Mexico has a large problem with fuel theft. However, there is evidence that due to increased enforcement and security procedures, the number of fuel thefts has declined. However, a new trend has emerged in its place, which according to Mexico Daily News is that train robberies of whole railcars are now a regular occurrence in Mexico.
Last year an average of two railcars were robbed each week, but in the first six months of 2020 that number has increased to three per day, the newspaper Reforma reports.
The shift in targets is likely due to the pressure inflicted on the Santa Rosa de Lima Cartel, notorious for fuel theft in the area. Its leader, José Antonio Yépez Ortiz, alias El Marro, was arrested on August 2 on charges of kidnapping, organized crime and fuel theft after an 18-month manhunt.
Freight companies and cargo transportation experts have identified hot spots for train robberies in Mexico’s Bajío central lowlands region: El Ahorcado in Querétaro and Empalme Escobedo and Apaseo El Alto and Apaseo El Grande in Guanajuato.
The exact number of train robberies that have occurred is unknown, as many go unreported, said security expert Marcos Solórzano Cataño, and the problem is not likely to go away anytime soon. Fuel thieves have the infrastructure and the protection of local residents already in place, making the transition from gas to cargo relatively easy.
Solórzano said thieves mainly target train cars carrying auto parts, grains, seeds, consumer goods and construction material.
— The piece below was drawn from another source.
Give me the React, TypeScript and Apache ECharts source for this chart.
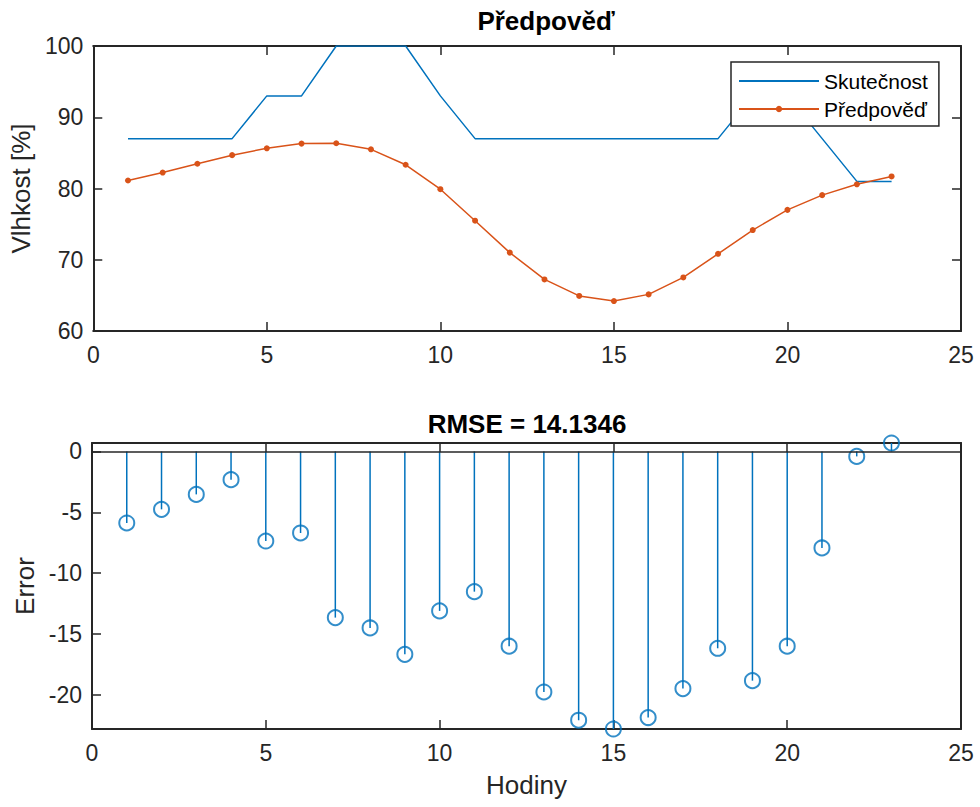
import React, { useEffect, useRef } from 'react';
import * as echarts from 'echarts';

// ---- data ----
const hours = [1, 2, 3, 4, 5, 6, 7, 8, 9, 10, 11, 12, 13, 14, 15, 16, 17, 18, 19, 20, 21, 22, 23];
const actual = [87, 87, 87, 87, 93, 93, 100, 100, 100, 93, 87, 87, 87, 87, 87, 87, 87, 87, 93, 93, 87, 81, 81];
const predicted = [
  81.12, 82.24, 83.47, 84.68, 85.64, 86.3, 86.35, 85.5, 83.33, 79.9, 75.48, 71.0,
  67.24, 64.92, 64.2, 65.14, 67.52, 70.83, 74.17, 77.0, 79.07, 80.59, 81.69,
];
const errors = [
  -5.88, -4.76, -3.53, -2.32, -7.36, -6.7, -13.65, -14.5, -16.67, -13.1, -11.52, -16.0,
  -19.76, -22.08, -22.8, -21.86, -19.48, -16.17, -18.83, -16.0, -7.93, -0.41, 0.69,
];
const topTitle = 'Předpověď';
const bottomTitle = 'RMSE = 14.1346';
const seriesNames = ['Skutečnost', 'Předpověď'];
const xTicks = { min: 0, max: 25, interval: 5 };
const topYTicks = { min: 60, max: 100, interval: 10 };

// ---- styles ----
const AXIS = '#262626';
const BLUE = '#0072BD';
const ORANGE = '#D95319';
const FONT = '"Liberation Sans", Arial, Helvetica, sans-serif';

const tick = { show: true, inside: true, length: 9, lineStyle: { color: AXIS, width: 1.5 } };
const line = { show: true, onZero: false, lineStyle: { color: AXIS, width: 2 } };
const label = { show: true, color: AXIS, fontSize: 23, fontFamily: FONT };
const nameStyle = { color: AXIS, fontSize: 26, fontFamily: FONT };

function fmt5(v: number) {
  return Math.abs(v / 5 - Math.round(v / 5)) < 1e-6 ? String(Math.round(v)) : '';
}

export default function App() {
  const ref = useRef<HTMLDivElement>(null);
  useEffect(() => {
    if (!ref.current) return;
    const chart = echarts.init(ref.current, undefined, { renderer: 'svg' });
    const xBase = (gridIndex: number, position: string, showLabel: boolean, extra: any = {}) => ({
      type: 'value',
      gridIndex,
      position,
      min: xTicks.min,
      max: xTicks.max,
      interval: xTicks.interval,
      axisLine: line,
      axisTick: tick,
      axisLabel: showLabel ? { ...label, margin: 12 } : { show: false },
      splitLine: { show: false },
      ...extra,
    });
    const option: any = {
      animation: false,
      backgroundColor: '#fff',
      grid: [
        { left: 92, right: 19, top: 46, height: 285 },
        { left: 92, right: 19, top: 443, height: 286 },
      ],
      xAxis: [
        xBase(0, 'bottom', true),
        xBase(0, 'top', false),
        xBase(1, 'bottom', true, {
          name: 'Hodiny',
          nameLocation: 'middle',
          nameGap: 43,
          nameTextStyle: nameStyle,
        }),
        xBase(1, 'top', false),
      ],
      yAxis: [
        {
          type: 'value',
          gridIndex: 0,
          position: 'left',
          min: topYTicks.min,
          max: topYTicks.max,
          interval: topYTicks.interval,
          axisLine: line,
          axisTick: tick,
          axisLabel: { ...label, margin: 10 },
          splitLine: { show: false },
          name: 'Vlhkost [%]',
          nameLocation: 'middle',
          nameGap: 54,
          nameTextStyle: nameStyle,
        },
        {
          type: 'value',
          gridIndex: 0,
          position: 'right',
          min: topYTicks.min,
          max: topYTicks.max,
          interval: topYTicks.interval,
          axisLine: line,
          axisTick: tick,
          axisLabel: { show: false },
          splitLine: { show: false },
        },
        {
          type: 'value',
          gridIndex: 1,
          position: 'left',
          min: 'dataMin',
          max: 'dataMax',
          splitNumber: 5,
          axisLine: line,
          axisTick: tick,
          axisLabel: { ...label, margin: 10, formatter: fmt5, showMinLabel: false, showMaxLabel: false },
          splitLine: { show: false },
          name: 'Error',
          nameLocation: 'middle',
          nameGap: 52,
          nameTextStyle: nameStyle,
        },
        {
          type: 'value',
          gridIndex: 1,
          position: 'right',
          min: 'dataMin',
          max: 'dataMax',
          splitNumber: 5,
          axisLine: line,
          axisTick: tick,
          axisLabel: { show: false },
          splitLine: { show: false },
        },
      ],
      legend: {
        data: [
          { name: seriesNames[0], itemStyle: { opacity: 0, color: 'rgba(0,0,0,0)', borderWidth: 0 } },
          { name: seriesNames[1] },
        ],
        orient: 'vertical',
        left: 731,
        top: 62,
        itemWidth: 80,
        itemHeight: 8,
        itemGap: 4,
        padding: [7, 11, 5, 7],
        borderColor: AXIS,
        borderWidth: 1.5,
        backgroundColor: '#fff',
        textStyle: { fontSize: 21, color: '#000', fontFamily: FONT, lineHeight: 24 },
      },
      graphic: [
        {
          type: 'text',
          x: 546,
          y: 21,
          style: {
            text: topTitle,
            textAlign: 'center',
            textVerticalAlign: 'middle',
            font: `bold 26px ${FONT}`,
            fill: '#000',
          },
        },
        {
          type: 'text',
          x: 527,
          y: 424,
          style: {
            text: bottomTitle,
            textAlign: 'center',
            textVerticalAlign: 'middle',
            font: `bold 26px ${FONT}`,
            fill: '#000',
          },
        },
      ],
      series: [
        {
          name: seriesNames[0],
          type: 'line',
          xAxisIndex: 0,
          yAxisIndex: 0,
          data: hours.map((h, i) => [h, actual[i]]),
          symbol: 'none',
          lineStyle: { color: BLUE, width: 1.5 },
          itemStyle: { color: BLUE },
          z: 3,
        },
        {
          name: seriesNames[1],
          type: 'line',
          xAxisIndex: 0,
          yAxisIndex: 0,
          data: hours.map((h, i) => [h, predicted[i]]),
          symbol: 'circle',
          symbolSize: 6,
          lineStyle: { color: ORANGE, width: 1.5 },
          itemStyle: { color: ORANGE },
          z: 3,
        },
        {
          name: 'stems',
          type: 'custom',
          xAxisIndex: 2,
          yAxisIndex: 2,
          clip: false,
          data: hours.map((h, i) => [h, errors[i]]),
          encode: { x: 0, y: 1 },
          renderItem: (params: any, api: any) => {
            const x = api.value(0);
            const y = api.value(1);
            const p0 = api.coord([x, 0]);
            const p1 = api.coord([x, y]);
            return {
              type: 'line',
              shape: { x1: p0[0], y1: p0[1], x2: p1[0], y2: p1[1] },
              style: { stroke: BLUE, lineWidth: 1.5 },
            };
          },
          z: 3,
        },
        {
          name: 'Error',
          type: 'scatter',
          xAxisIndex: 2,
          yAxisIndex: 2,
          clip: false,
          data: hours.map((h, i) => [h, errors[i]]),
          symbol: 'circle',
          symbolSize: 15,
          itemStyle: { color: 'rgba(0,0,0,0)', borderColor: BLUE, borderWidth: 2 },
          markLine: {
            silent: true,
            symbol: ['none', 'none'],
            label: { show: false },
            lineStyle: { color: AXIS, width: 1.5, type: 'solid' },
            data: [{ yAxis: 0 }],
          },
          z: 4,
        },
      ],
    };
    chart.setOption(option);
    return () => chart.dispose();
  }, []);
  return (
    <div
      ref={ref}
      style={{ position: 'absolute', left: 0, top: 0, width: 980, height: 807, background: '#fff' }}
    />
  );
}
Nationally, the number of train robberies has been declining. In 2016, 9,042 train robberies were reported whereas the first three months of 2020 have seen just 1,306.
The majority of train robberies occur in Puebla, Veracruz and Tlaxcala, government officials say. (source)
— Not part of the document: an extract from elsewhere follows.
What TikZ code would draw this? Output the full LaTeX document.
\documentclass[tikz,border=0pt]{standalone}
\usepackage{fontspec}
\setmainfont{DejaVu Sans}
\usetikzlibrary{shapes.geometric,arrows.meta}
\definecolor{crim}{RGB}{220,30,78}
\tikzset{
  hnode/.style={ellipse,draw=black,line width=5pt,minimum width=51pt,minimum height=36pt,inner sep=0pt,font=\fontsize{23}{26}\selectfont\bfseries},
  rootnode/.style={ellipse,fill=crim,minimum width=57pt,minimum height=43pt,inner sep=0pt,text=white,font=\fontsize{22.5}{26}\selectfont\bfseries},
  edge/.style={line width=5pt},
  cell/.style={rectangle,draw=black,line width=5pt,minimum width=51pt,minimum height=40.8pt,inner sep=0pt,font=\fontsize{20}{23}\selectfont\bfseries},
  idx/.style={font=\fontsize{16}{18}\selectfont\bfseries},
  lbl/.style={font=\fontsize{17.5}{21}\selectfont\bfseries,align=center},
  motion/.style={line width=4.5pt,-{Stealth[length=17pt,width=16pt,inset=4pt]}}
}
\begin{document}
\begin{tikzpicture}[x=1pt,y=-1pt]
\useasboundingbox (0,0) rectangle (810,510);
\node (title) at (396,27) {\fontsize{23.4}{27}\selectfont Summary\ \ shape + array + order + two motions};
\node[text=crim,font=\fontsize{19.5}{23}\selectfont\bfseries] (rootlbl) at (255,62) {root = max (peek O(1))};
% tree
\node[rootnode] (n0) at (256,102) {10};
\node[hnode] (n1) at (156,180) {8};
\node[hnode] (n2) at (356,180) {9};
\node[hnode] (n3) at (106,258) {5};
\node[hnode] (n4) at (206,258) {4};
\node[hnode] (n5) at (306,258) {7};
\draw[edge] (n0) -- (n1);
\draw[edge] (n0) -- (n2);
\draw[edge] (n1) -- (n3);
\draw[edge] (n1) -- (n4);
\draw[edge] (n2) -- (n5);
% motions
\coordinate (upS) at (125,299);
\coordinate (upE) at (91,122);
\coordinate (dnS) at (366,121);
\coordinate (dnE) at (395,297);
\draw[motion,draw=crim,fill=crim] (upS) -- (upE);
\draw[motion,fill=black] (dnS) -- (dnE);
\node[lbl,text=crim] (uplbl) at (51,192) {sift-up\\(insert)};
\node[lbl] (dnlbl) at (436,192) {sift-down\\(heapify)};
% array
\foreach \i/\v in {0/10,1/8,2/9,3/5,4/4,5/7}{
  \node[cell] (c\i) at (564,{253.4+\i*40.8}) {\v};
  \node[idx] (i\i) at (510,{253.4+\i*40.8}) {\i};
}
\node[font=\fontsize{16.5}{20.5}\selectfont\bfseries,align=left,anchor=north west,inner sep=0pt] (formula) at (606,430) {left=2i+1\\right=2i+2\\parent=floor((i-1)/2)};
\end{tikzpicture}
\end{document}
It is a known fact among truckers that truck robberies along the US-Mexican border are common, and that US drivers rarely ever go into Mexico driving not because of a lack of skill, but because many Mexican drivers are killed each year in highway robberies, and trailers that go to Mexico from the US will sometimes return to the US with bullet holes in them.
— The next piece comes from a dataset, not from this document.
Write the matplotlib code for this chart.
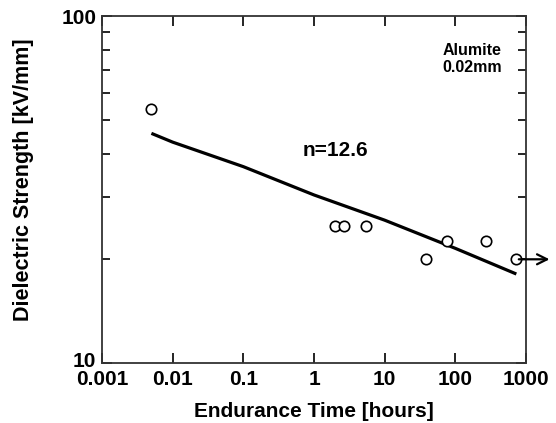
import matplotlib
matplotlib.use("Agg")
import matplotlib.pyplot as plt
from matplotlib.ticker import LogLocator, NullFormatter, FixedLocator, FixedFormatter
from matplotlib.transforms import ScaledTranslation

plt.rcParams['font.family'] = ['Liberation Sans', 'DejaVu Sans']
plt.rcParams['font.weight'] = 'bold'

# Data
time_h = [0.005, 1.98, 2.62, 5.4, 38.7, 75.5, 269, 732]
strength = [54.0, 24.8, 24.8, 24.8, 19.9, 22.4, 22.4, 19.9]

fit_t = [0.005, 0.01, 0.1, 1, 10, 100, 730]
fit_e = [45.9, 43.3, 36.8, 30.5, 25.8, 21.4, 18.05]

xticks = [0.001, 0.01, 0.1, 1, 10, 100, 1000]
xticklabels = ["0.001", "0.01", "0.1", "1", "10", "100", "1000"]
yticks = [10, 100]
yticklabels = ["10", "100"]

W, H = 556, 423
fig = plt.figure(figsize=(W / 100, H / 100), dpi=100)
ax = fig.add_axes([102 / W, 60 / H, 424 / W, 347 / H])
ax.set_xscale('log')
ax.set_yscale('log')
ax.set_xlim(0.001, 1000)
ax.set_ylim(10, 100)

ax.plot(fit_t, fit_e, color='black', lw=2.3, solid_capstyle='butt')
ax.plot(time_h, strength, linestyle='none', marker='o', ms=7.5,
        mfc='white', mec='black', mew=1.2, zorder=3)

ax.annotate('', xy=(2150, strength[-1]), xytext=(time_h[-1] * 1.08, strength[-1]),
            xycoords='data', textcoords='data', annotation_clip=False,
            arrowprops=dict(arrowstyle='->', color='black', lw=1.6,
                            mutation_scale=18, shrinkA=0, shrinkB=0))

ax.xaxis.set_major_locator(FixedLocator(xticks))
ax.xaxis.set_major_formatter(FixedFormatter(xticklabels))
ax.xaxis.set_minor_locator(FixedLocator([]))
ax.yaxis.set_major_locator(FixedLocator(yticks))
ax.yaxis.set_major_formatter(FixedFormatter(yticklabels))
ax.yaxis.set_minor_locator(LogLocator(base=10, subs=range(2, 10)))
ax.yaxis.set_minor_formatter(NullFormatter())

ax.tick_params(which='both', direction='in', top=True, right=True, width=1.2)
ax.tick_params(which='major', length=7, labelsize=15)
ax.tick_params(which='minor', length=6)
ax.tick_params(axis='x', pad=5)
ax.tick_params(axis='y', pad=4)
for lab in ax.get_xticklabels() + ax.get_yticklabels():
    lab.set_fontweight('bold')
low = ax.yaxis.get_major_ticks()[0].label1
low.set_transform(low.get_transform() + ScaledTranslation(0, 4 / 100, fig.dpi_scale_trans))
for s in ax.spines.values():
    s.set_linewidth(1.3)
    s.set_color('#333333')

ax.set_xlabel('Endurance Time [hours]', fontsize=15, fontweight='bold')
ax.xaxis.set_label_coords(0.5, -39 / 347)
ax.set_ylabel('Dielectric Strength [kV/mm]', fontsize=15.5, fontweight='bold')
ax.yaxis.set_label_coords(-68 / 424, (363 - 180) / 347)

ax.text((303 - 102) / 424, (363 - 151) / 347, 'n=12.6', transform=ax.transAxes,
        fontsize=15, fontweight='bold', ha='left', va='center')
ax.text((472 - 102) / 424, (363 - 59) / 347, 'Alumite\n0.02mm', transform=ax.transAxes,
        fontsize=11.5, fontweight='bold', ha='center', va='center', linespacing=1.15)

fig.savefig('out.png', dpi=100)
People talk about how dangerous the Middle East is, and while there are many dangerous parts, Mexico has become very dangerous owing to the increasing power of drug cartels that terrorize the nation and have caused serious damage to her economy as well as provoked a great deal of migration to the US, for nobody wants to raise a family in an environment where one is not sure if one will be able to see his children alive at the end of each day.